- **REQUEST**:
Find all lines in the listing that include the word "this", then copy them.
** start **
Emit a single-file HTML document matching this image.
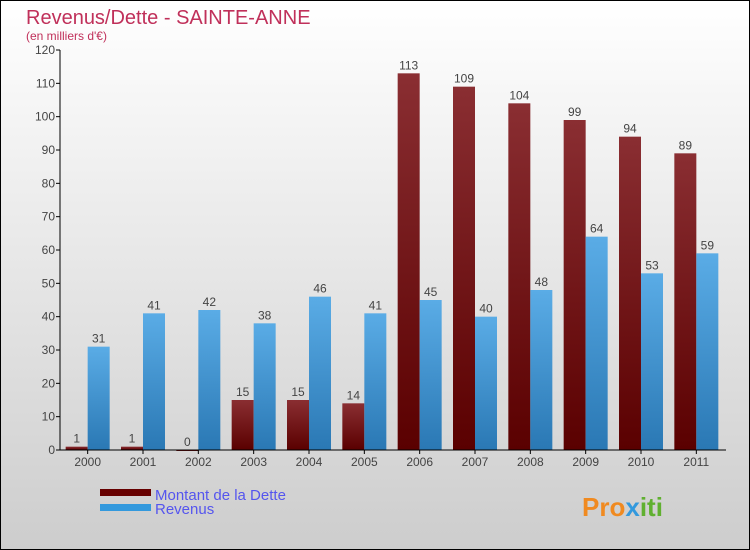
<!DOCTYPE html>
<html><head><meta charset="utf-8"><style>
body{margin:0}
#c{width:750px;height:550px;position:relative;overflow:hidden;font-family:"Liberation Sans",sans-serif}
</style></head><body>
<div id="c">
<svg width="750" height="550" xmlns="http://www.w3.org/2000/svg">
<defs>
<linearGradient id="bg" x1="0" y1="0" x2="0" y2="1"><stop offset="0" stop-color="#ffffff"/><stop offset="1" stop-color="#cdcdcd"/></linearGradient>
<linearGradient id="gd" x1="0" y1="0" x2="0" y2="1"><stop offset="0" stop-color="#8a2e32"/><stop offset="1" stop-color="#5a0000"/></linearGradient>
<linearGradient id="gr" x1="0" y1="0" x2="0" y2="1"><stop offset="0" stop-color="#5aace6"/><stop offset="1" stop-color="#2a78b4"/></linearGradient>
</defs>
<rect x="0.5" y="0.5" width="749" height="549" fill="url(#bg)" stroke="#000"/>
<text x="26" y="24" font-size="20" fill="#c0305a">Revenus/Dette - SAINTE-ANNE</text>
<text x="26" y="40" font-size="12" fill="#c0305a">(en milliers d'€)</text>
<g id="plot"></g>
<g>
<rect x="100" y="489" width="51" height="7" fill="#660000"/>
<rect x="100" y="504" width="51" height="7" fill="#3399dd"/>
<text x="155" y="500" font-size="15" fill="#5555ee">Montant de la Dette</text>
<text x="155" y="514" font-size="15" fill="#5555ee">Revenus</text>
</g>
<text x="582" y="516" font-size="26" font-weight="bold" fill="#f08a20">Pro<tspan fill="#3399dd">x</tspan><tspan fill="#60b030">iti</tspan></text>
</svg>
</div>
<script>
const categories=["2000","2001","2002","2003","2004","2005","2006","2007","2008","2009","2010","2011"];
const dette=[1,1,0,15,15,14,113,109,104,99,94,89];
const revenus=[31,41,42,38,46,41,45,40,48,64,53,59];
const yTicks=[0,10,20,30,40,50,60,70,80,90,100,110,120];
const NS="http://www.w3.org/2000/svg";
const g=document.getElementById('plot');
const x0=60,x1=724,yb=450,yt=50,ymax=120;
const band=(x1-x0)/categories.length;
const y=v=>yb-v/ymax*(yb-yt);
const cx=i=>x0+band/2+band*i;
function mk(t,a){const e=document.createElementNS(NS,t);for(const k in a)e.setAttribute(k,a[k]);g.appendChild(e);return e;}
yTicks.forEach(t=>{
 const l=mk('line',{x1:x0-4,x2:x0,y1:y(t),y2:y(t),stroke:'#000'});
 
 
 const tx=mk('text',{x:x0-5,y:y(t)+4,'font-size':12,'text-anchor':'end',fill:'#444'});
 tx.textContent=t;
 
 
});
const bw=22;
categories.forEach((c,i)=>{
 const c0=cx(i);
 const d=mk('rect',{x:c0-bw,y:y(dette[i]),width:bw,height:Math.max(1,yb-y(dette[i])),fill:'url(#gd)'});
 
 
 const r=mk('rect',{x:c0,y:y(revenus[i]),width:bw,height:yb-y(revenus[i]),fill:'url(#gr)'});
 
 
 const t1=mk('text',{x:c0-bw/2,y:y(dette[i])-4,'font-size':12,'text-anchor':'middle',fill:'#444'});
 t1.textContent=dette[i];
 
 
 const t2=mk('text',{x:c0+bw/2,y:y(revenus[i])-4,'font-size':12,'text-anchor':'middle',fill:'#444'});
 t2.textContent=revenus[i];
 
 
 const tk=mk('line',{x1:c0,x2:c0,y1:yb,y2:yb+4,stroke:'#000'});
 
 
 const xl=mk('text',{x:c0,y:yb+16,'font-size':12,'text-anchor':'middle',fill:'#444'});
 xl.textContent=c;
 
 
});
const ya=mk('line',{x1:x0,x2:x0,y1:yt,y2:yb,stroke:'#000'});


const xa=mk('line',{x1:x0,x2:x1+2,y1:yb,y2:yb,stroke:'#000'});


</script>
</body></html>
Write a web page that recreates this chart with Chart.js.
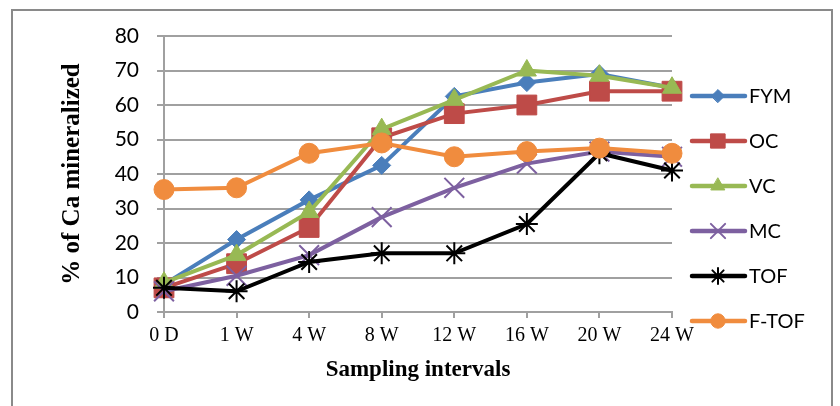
** end **
- **THE SOLUTION**:
Emit a single-file HTML document matching this image.
Write a web page that recreates this chart with Chart.js.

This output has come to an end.